▸ **Written problem**
Leave out the pictures, and retype only the lines from the beginning of the material through the line that contains "vf_sd = [6.8, 6.6, 5.6, 8.8, 5.6, 5.0, 2.7, 1.0, 1.0]", including both.

[Source code of charts]
····················

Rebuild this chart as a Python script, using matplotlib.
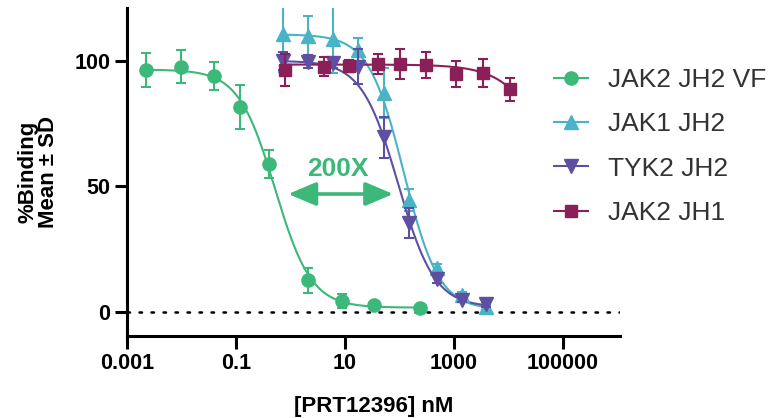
import numpy as np
import matplotlib
matplotlib.use("Agg")
import matplotlib.pyplot as plt
from matplotlib.lines import Line2D

plt.rcParams['font.family'] = ['Liberation Sans', 'DejaVu Sans']

# ---- data ----
series_names = ["JAK2 JH2 VF", "JAK1 JH2", "TYK2 JH2", "JAK2 JH1"]

vf_x = [0.0022, 0.0099, 0.040, 0.12, 0.41, 2.06, 8.9, 34.5, 234]
vf_y = [96.4, 97.6, 94.0, 81.6, 59.1, 12.7, 4.4, 2.8, 1.5]
vf_sd = [6.8, 6.6, 5.6, 8.8, 5.6, 5.0, 2.7, 1.0, 1.0]

jak1_x = [0.72, 2.1, 6.0, 17.3, 53, 153, 488, 1400, 3900]
jak1_y = [110.7, 110.0, 108.5, 104.3, 87.1, 44.5, 17.6, 7.0, 1.9]
jak1_sd = [15.0, 7.7, 13.2, 4.6, 10.0, 4.4, 1.5, 1.0, 1.0]

tyk2_x = [0.72, 2.1, 6.0, 17.3, 53, 153, 488, 1400, 3900]
tyk2_y = [99.8, 99.7, 99.3, 97.7, 69.6, 35.3, 13.0, 5.0, 3.2]
tyk2_sd = [3.5, 2.5, 2.0, 7.0, 8.2, 6.0, 1.5, 1.0, 1.0]

jh1_x = [0.80, 4.2, 12, 40, 104, 306, 1100, 3400, 10500]
jh1_y = [96.3, 97.7, 97.9, 98.7, 98.7, 98.2, 94.8, 95.0, 88.7]
jh1_sd = [6.2, 3.9, 2.3, 3.9, 6.1, 5.1, 5.1, 5.6, 4.6]

# fitted 4PL parameters (top, bottom, IC50, hill) estimated from the curves
vf_fit = (96.5, 1.8, 0.52, 1.3)
jak1_fit = (110.5, 1.0, 120.0, 1.35)
tyk2_fit = (100.0, 2.0, 95.0, 1.3)
jh1_fit = (98.5, 0.0, 1.0e5, 1.0)

x_ticks = [0.001, 0.1, 10, 1000, 100000]
x_tick_labels = ["0.001", "0.1", "10", "1000", "100000"]
y_ticks = [0, 50, 100]

colors = ["#3cb878", "#4bb3c6", "#5e4fa2", "#8b1f58"]
markers = ["o", "^", "v", "s"]
msizes = [9.5, 10, 10, 9]


def four_pl(x, top, bottom, ic50, hill):
    return bottom + (top - bottom) / (1.0 + (x / ic50) ** hill)


fig = plt.figure(figsize=(7.77, 4.18), dpi=100)
ax = fig.add_axes([127 / 777, (418 - 336) / 418, (620 - 127) / 777, (336 - 8) / 418])
ax.set_xscale("log")
ax.set_xlim(1e-3, 1.12e6)
ax.set_ylim(-9.5, 121)

ax.axhline(0, color="black", lw=1.8, ls=(0, (1, 3.8)), dash_capstyle="round", zorder=1)

all_series = [
    (vf_x, vf_y, vf_sd, vf_fit),
    (jak1_x, jak1_y, jak1_sd, jak1_fit),
    (tyk2_x, tyk2_y, tyk2_sd, tyk2_fit),
    (jh1_x, jh1_y, jh1_sd, jh1_fit),
]

handles = []
for i, (xs, ys, sds, fit) in enumerate(all_series):
    c = colors[i]
    xx = np.logspace(np.log10(min(xs)), np.log10(max(xs)), 300)
    ax.plot(xx, four_pl(xx, *fit), color=c, lw=1.5, zorder=2 + i)
    ax.errorbar(xs, ys, yerr=sds, fmt=markers[i], color=c, ms=msizes[i],
                mec=c, mfc=c, elinewidth=1.5, capsize=3.6, capthick=1.5,
                zorder=3 + i)
    handles.append(Line2D([], [], color=c, lw=1.5, marker=markers[i],
                          ms=msizes[i], mfc=c, mec=c))

ax.set_xticks(x_ticks)
ax.set_xticklabels(x_tick_labels)
ax.xaxis.set_minor_locator(matplotlib.ticker.NullLocator())
ax.set_yticks(y_ticks)

for s in ["top", "right"]:
    ax.spines[s].set_visible(False)
for s in ["left", "bottom"]:
    ax.spines[s].set_linewidth(2.2)

ax.tick_params(axis="both", which="major", length=9, width=2.2, labelsize=15.5)
ax.tick_params(axis="x", pad=3)
ax.tick_params(axis="y", pad=3)
for lab in ax.get_xticklabels() + ax.get_yticklabels():
    lab.set_fontweight("bold")

ax.set_xlabel("[PRT12396] nM", fontsize=16, fontweight="bold", labelpad=16)
ax.set_ylabel("%Binding\nMean ± SD", fontsize=16, fontweight="bold", labelpad=11,
              linespacing=1.0)

# 200X annotation with double arrow
ax.annotate("", xy=(0.91, 47), xytext=(77, 47),
            arrowprops=dict(arrowstyle="<|-|>,head_length=1.7,head_width=0.72",
                            mutation_scale=10, color=colors[0], lw=2.6,
                            shrinkA=0, shrinkB=0))
ax.text(7.3, 57.0, "200X", color=colors[0], fontsize=19, fontweight="bold",
        ha="center", va="center")

fig.legend(handles, series_names, loc="upper left",
           bbox_to_anchor=(554 / 777, 1 - 68 / 418), frameon=False,
           fontsize=19, borderpad=0, borderaxespad=0, handlelength=1.3,
           handletextpad=0.74, labelspacing=0.77, labelcolor="#333333")

fig.savefig("out.png", dpi=100)
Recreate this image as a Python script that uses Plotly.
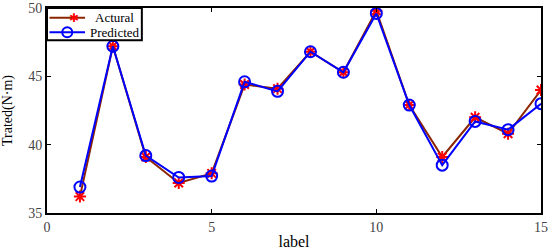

····················

▸ **Exercise answer**
Rebuild this chart as a Python script, using matplotlib.
import numpy as np
import matplotlib
matplotlib.use("Agg")
import matplotlib.pyplot as plt
from matplotlib.lines import Line2D

plt.rcParams['font.family'] = ['Liberation Sans', 'DejaVu Sans']

# ---- data ----
series_names = ["JAK2 JH2 VF", "JAK1 JH2", "TYK2 JH2", "JAK2 JH1"]

vf_x = [0.0022, 0.0099, 0.040, 0.12, 0.41, 2.06, 8.9, 34.5, 234]
vf_y = [96.4, 97.6, 94.0, 81.6, 59.1, 12.7, 4.4, 2.8, 1.5]
vf_sd = [6.8, 6.6, 5.6, 8.8, 5.6, 5.0, 2.7, 1.0, 1.0]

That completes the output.